By Randal Stevens · May 8, 2010

Every screenwriter has different ways they approach their writing. Darren Lynn Bousman, a self-proclaimed nice guy (to which I can attest), vents his frustration and anger through horror writing. Billy Wilder, one of the greatest writer-directors in history, would write happy stories when he was sad and sad stories when he was happy, claiming that feeling one mood would allow him to know what it would take to make him feel the other. Diablo Cody has said* that she likes to think about how people act and speak in the real world, then write them in the exact fucking opposite way as though they were, “overly saturated pop-culture brats whose alcoholic doctors delivered them only partially successful lobotomies.” For her efforts, Cody has won an Oscar, her own TV series on Showtime and my scorn.

Some of you may be thinking, “zOmG!!1 Hating on Diablo Cody is like sooo too yearz ago!” True. But it’s my blog and I’ll cry if I want to. Three years ago when everyone and their mothers were calling Juno, “the little indie that could,” I would vent to anyone who would listen and their mothers about my quarrels with Cody and her aberrant-yet-mistaken-for-quirky dialogue. A lot of people found Cody’s razor-sharp and zeitgeist-aware dialogue as refreshing amongst an otherwise stuffy and overly sentimental Academy of Motion Picture Arts & Sciences; like James Dean ripping the Oscar out of Tony Gilroy’s hand and guzzling down too much Red Bull after declaring that his skinny jeans and vintage plaid button down was “the cheese to my macaroni.” I, however, found Cody’s dialogue to signal the end of civilization as we know it.

You see, Cody’s writing encourages people to be morons. Art imitates life and to return the favor life will often imitate art. After Tarantino directed Pulp Fiction in 1994, how many filmmakers tried to imitate the quickly-paced, irreverent dialogue imbued with excessive violence? Too many, and the ratio of successful to failed imitators was lopsided in the favor of the rip-offs. Am I worried that there will be an army of Diablo Cody imitators running around stealing Oscars? No.
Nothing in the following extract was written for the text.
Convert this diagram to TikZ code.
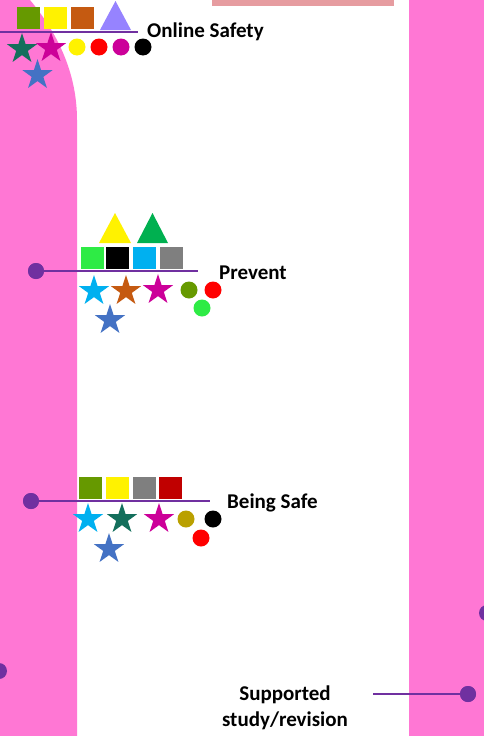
\documentclass[tikz,border=0pt]{standalone}
\usepackage{fontspec}
\setmainfont{Carlito}
\usetikzlibrary{shapes.geometric}
\definecolor{band}{HTML}{FF77D4}
\definecolor{topbar}{HTML}{E69CA0}
\definecolor{purp}{HTML}{7030A0}
\definecolor{olive}{HTML}{669900}
\definecolor{orng}{HTML}{C55A11}
\definecolor{lav}{HTML}{9683FF}
\definecolor{teal}{HTML}{146F5C}
\definecolor{mag}{HTML}{CC0099}
\definecolor{blu}{HTML}{4472C4}
\definecolor{bgreen}{HTML}{2EEB45}
\definecolor{cyn}{HTML}{00B0F0}
\definecolor{grn}{HTML}{00B050}
\definecolor{gry}{HTML}{7F7F7F}
\definecolor{dred}{HTML}{C00000}
\definecolor{gold}{HTML}{BAA000}
\begin{document}
\begin{tikzpicture}[x=1pt,y=-1pt,
  sq/.style={rectangle, minimum width=23pt, minimum height=22pt, inner sep=0pt, fill=#1},
  st/.style={star, star points=5, star point ratio=2.618, minimum size=32pt, inner sep=0pt, fill=#1},
  crc/.style={circle, minimum size=17pt, inner sep=0pt, fill=#1},
  pdot/.style={circle, minimum size=16pt, inner sep=0pt, fill=purp},
  pline/.style={draw=purp, line width=2.5pt},
  lbl/.style={font=\fontsize{21}{26}\selectfont\bfseries, inner sep=0pt, text=black}]
\useasboundingbox (0,0) rectangle (484,736);
\clip (0,0) rectangle (484,736);
\fill[white] (0,0) rectangle (484,736);
% bands
\fill[band] (0,0) -- (30,0) .. controls (55,30) and (77,70) .. (77,120) -- (77,736) -- (0,736) -- cycle;
\fill[band] (409,0) rectangle (484,736);
\fill[topbar] (212,0) rectangle (394,6);

% ---------- Online Safety
\coordinate (osL) at (0,32);
\coordinate (osR) at (138,32);
\draw[pline] (osL) -- (osR);
\node[sq=olive] (os1) at (28.5,18) {};
\node[sq=yellow] (os2) at (55.5,18) {};
\node[sq=orng] (os3) at (82.5,18) {};
\fill[lav] (100,30) -- (131,30) -- (115.5,1) -- cycle;
\node[st=teal] (oss1) at (22,49) {};
\node[st=mag] (oss2) at (51,48) {};
\node[st=blu] (oss3) at (37.5,75) {};
\node[crc=yellow] (osc1) at (77,47) {};
\node[crc=red] (osc2) at (99,47) {};
\node[crc=mag] (osc3) at (121,47) {};
\node[crc=black] (osc4) at (143,47) {};
\node[lbl, anchor=base west] (ost) at (147,37) {Online Safety};

% ---------- Prevent
\node[pdot] (pd) at (36,271) {};
\coordinate (pR) at (198,271);
\draw[pline] (pd.center) -- (pR);
\fill[yellow] (99,243) -- (131,243) -- (115,213) -- cycle;
\fill[grn] (137,243) -- (168,243) -- (152.5,213) -- cycle;
\node[sq=bgreen] (p1) at (92.5,258) {};
\node[sq=black] (p2) at (117.5,258) {};
\node[sq=cyn] (p3) at (144.5,258) {};
\node[sq=gry] (p4) at (171.5,258) {};
\node[pdot] at (36,271) {};
\node[st=cyn] (ps1) at (94,291) {};
\node[st=orng] (ps2) at (126,291) {};
\node[st=mag] (ps3) at (158,290) {};
\node[st=blu] (ps4) at (110,320) {};
\node[crc=olive] (pc1) at (189,290) {};
\node[crc=red] (pc2) at (213,290) {};
\node[crc=bgreen] (pc3) at (202,308) {};
\node[lbl, anchor=base west] (pt) at (219,279) {Prevent};

% ---------- Being Safe
\node[pdot] (bd) at (31,501) {};
\coordinate (bR) at (210,501);
\draw[pline] (bd.center) -- (bR);
\node[sq=olive] (b1) at (90.5,488) {};
\node[sq=yellow] (b2) at (117.5,488) {};
\node[sq=gry] (b3) at (144.5,488) {};
\node[sq=dred] (b4) at (170.5,488) {};
\node[pdot] at (31,501) {};
\node[st=cyn] (bs1) at (88,519) {};
\node[st=teal] (bs2) at (122,519) {};
\node[st=mag] (bs3) at (159,519) {};
\node[st=blu] (bs4) at (109,549) {};
\node[crc=gold] (bc1) at (186,519) {};
\node[crc=black] (bc2) at (213,519) {};
\node[crc=red] (bc3) at (201,538) {};
\node[lbl, anchor=base west] (bt) at (227,508) {Being Safe};

% ---------- Supported study/revision
\node[pdot] (sd) at (468,694) {};
\coordinate (sL) at (373,694);
\draw[pline] (sL) -- (sd.center);
\node[pdot] at (468,694) {};
\node[lbl, anchor=base, align=center] (stxt) at (285,726) {Supported\\study/revision};

% ---------- edge dots
\node[pdot] (rd) at (487,613) {};
\node[pdot] (ld) at (-1,671) {};
\end{tikzpicture}
\end{document}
Were that to happen, there’d already be armies of former strippers-turned-screenwriters trying to convince me that 16-year old girls burn through references to 1980’s television like Lindsay Lohan through Grey Goose. But young people are impressionable to one degree or another and young girls with filmmaking aspirations may look up to Cody as a cinematic role model. She won an Oscar! She has her own show! She used to get paid to take her clothes off! With imitators come more aneurysm-inducing lines of dialogue like “honest to blog” and “you’re so jello.” NOBODY FUCKING TALKS LIKE THAT! Where are you getting this from, Cody?

That’s not to say that all dialogue needs to be realistic. Some filmmakers, such as Quentin Tarantino, Judd Apatow and Kevin Smith, have defined themselves and their careers on doing just that. The only difference between these writers and Cody is that their dialogue doesn’t call attention to itself. When Pulp Fiction rolled around, the banter between Jules and Vincent helped turn an establish genre on its head. Not to mention it was educated. Both The 40 Year Old Virgin and Knocked Up belied an intelligence and heart in partner with a crudeness and pop-culture weening. Years before that, Clerks made social taboos hilarious to talk about and helped spice up the mundane. They all eventually had their missteps (Death Proof, Funny People, Jersey Girl), but they all ingratiated themselves into our consciousnesses before doing so. Cody followed up Juno with Jennifer’s Body. Let’s hope she learned her lesson.

Let’s not forget that even if people aren’t talking one way, the possibility exists that they soon will be after a significant enough piece of pop-culture. Walk into a frat house and scream, “Mom!! Meatloaf!! Fuck!!” and see how jock douche bags respond. I’m guessing all of them. Can you recall how many of your friends (mis)quoted “Call it, friendo” after Javier Bardem rocked a bowl cut HARD in No Country For Old Men? Also, fill in this blank: “I drink your ______. I drink it up!” You know what I’m talking about. The last thing we need are teenage girls patting themselves on their recent purchase of an ever-so-witty hamburger telephone. “I’m calling you on my hamburger phone!” “Good. I’m vomiting all over my hopes for the future.”